In considering disambiguation issues -

"It is a lot like the difference between solids, where the atoms are locked into place, and fluids, where the atoms tumble over one another at random. But right in between the two extremes, at a kind of abstract phase transition called the edge of chaos, you also find complexity: a class of behaviors in which the components of the system never quite lock into place, yet never quite dissolve into turbulence, either. These are the systems that are both stable enough to store information, and yet evanescent enough to transmit it. These are the systems that can be organized to perform complex computations, to react to the world, to be spontaneous, adaptive, and alive." M. Mitchell Waldrop, from Complexity [p. 293]

We are dealing with an area of mathematics called 'hinge theory':

Plastic Hinge Theory covers http://en.wikipedia.org/wiki/Plastic_hinge

The emphasis is on the "plastic rotation [deformation] of an otherwise rigid column connection" - for us the 'rigid column connection' is the key, the identifier, for people in the form of a list of names.

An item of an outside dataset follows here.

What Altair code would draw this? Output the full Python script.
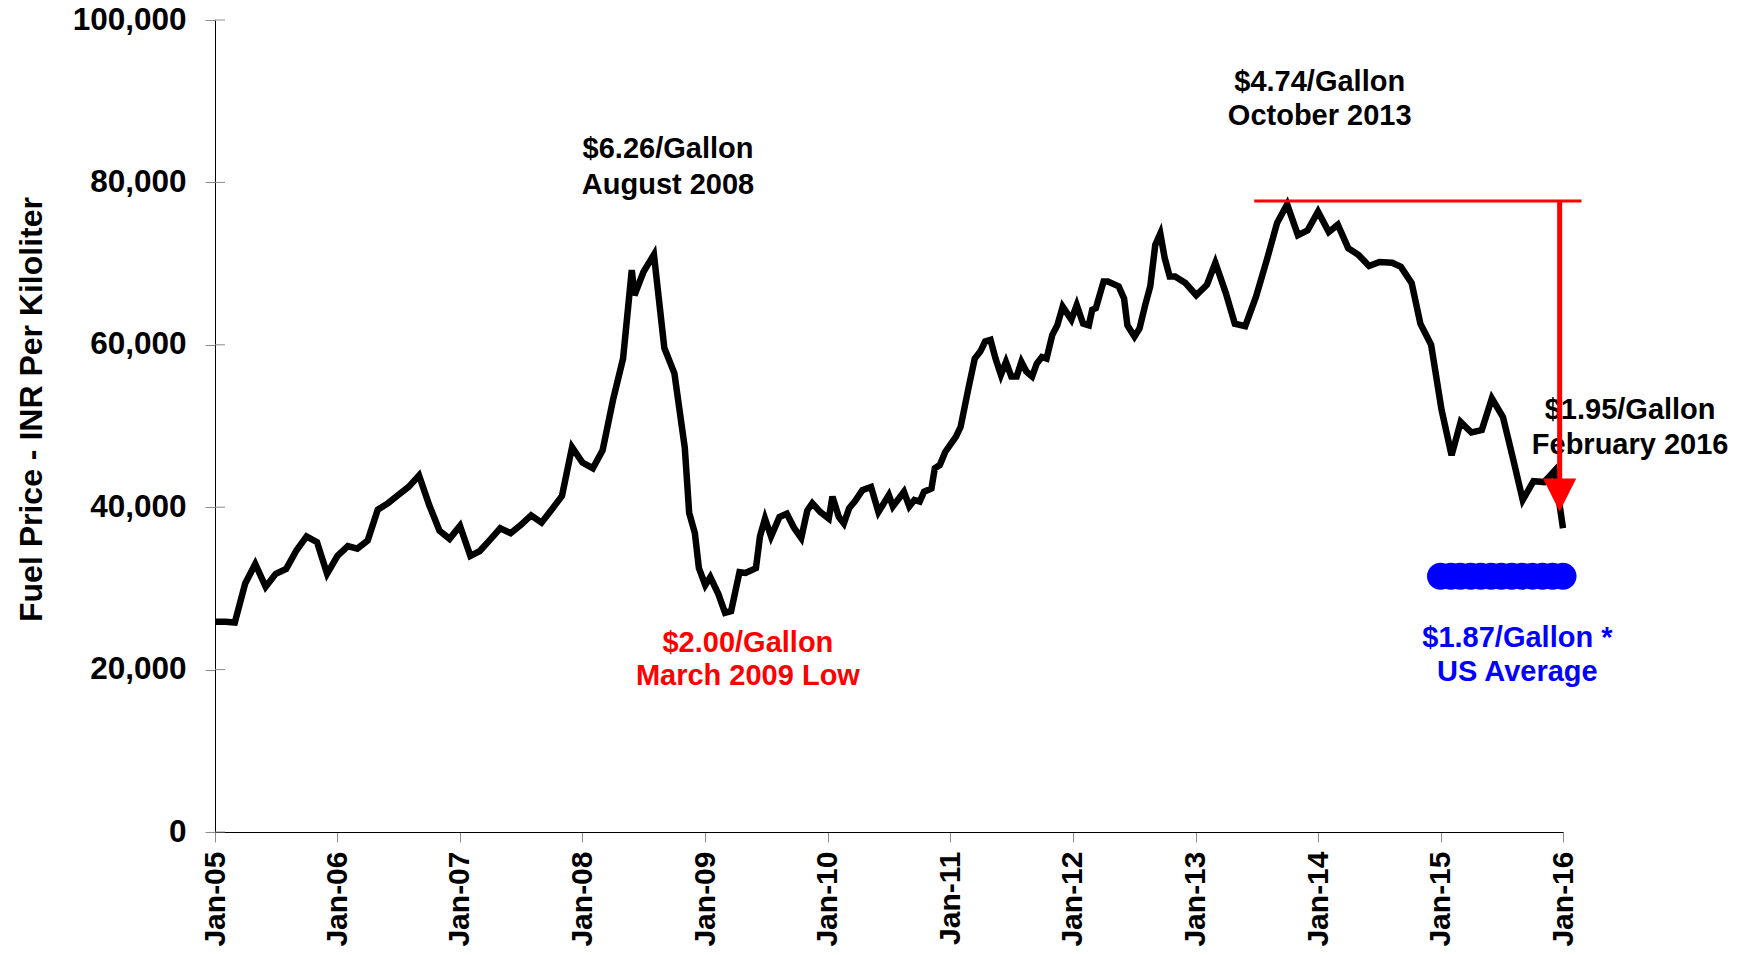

As such we are focused on the static/dynamic, the solid/fluid border of identity.

The use of Baysian probabilities introduces a partials perspective as we try to identify the 'whole' but is still focused on a one-dimensional POV and this issue is under consideration whilst at the same time being focused on the more practical implementation of a refined one-dimensional POV methodology; refinement in the form of the metadata schema of NicNames allowing for extended analysis of name associations and so extending current authority control material used in the disambiguation process.